After all, unlike ERC-4337, native account abstraction can’t be pushed first gradually by only a few wallets, infrastructure, and applications. Once it enters the protocol layer, it means that all execution-layer client implementations have to seriously accept it, test it, and coordinate. This naturally raises the bar for adoption, and makes core developers more inclined to be cautious when planning forks.

So what happens next? You can look at it in two tracks:

• Since EIP-8141 is still in CFI status, it means it is still under continuous evaluation. The proposal authors will continue to fill in key details around transaction pool security, verification rules, and client implementation. In later ACD meetings, it will be revisited to see whether it meets the conditions for further advancement;
• If these uncertainties can be continuously reduced, it has a chance to enter a more substantive inclusion stage in subsequent upgrades.
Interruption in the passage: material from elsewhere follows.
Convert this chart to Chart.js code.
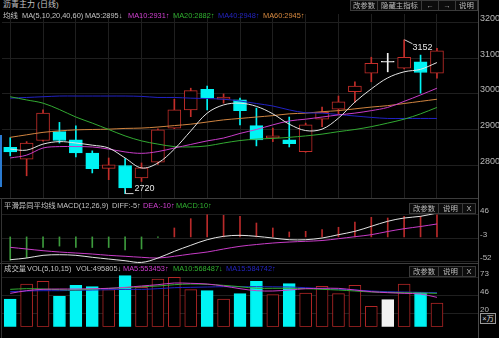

If they cannot, it could also be postponed to a later upgrade cycle.

To be fair and honest, EIP-8141 is not the only native account abstraction proposal, and it is not, by itself, some ready-made post-quantum signature solution that can directly solve the quantum computing problem. But its importance lies in the fact that for the first time, it provides an protocol-layer exit for accounts to get away from the single-path ECDSA model.

From this perspective, the true value of EIP-8141 is not whether it is the only correct answer, but that it, for the first time, brings a very complete version of the question “what should the end state of native account abstraction look like” onto the table for Ethereum protocol discussions.

It isn’t the only proposal, but it is indeed one of the most ambitious options available today—and also one of the closest to the imaginative upper limit of “complete native AA.”

No matter whether EIP-8141 can ultimately catch up to Hegotá, this discussion at least already shows something:

Ethereum is not waiting for problems to fester in place. It is laying groundwork for the next-generation account system, one step at a time.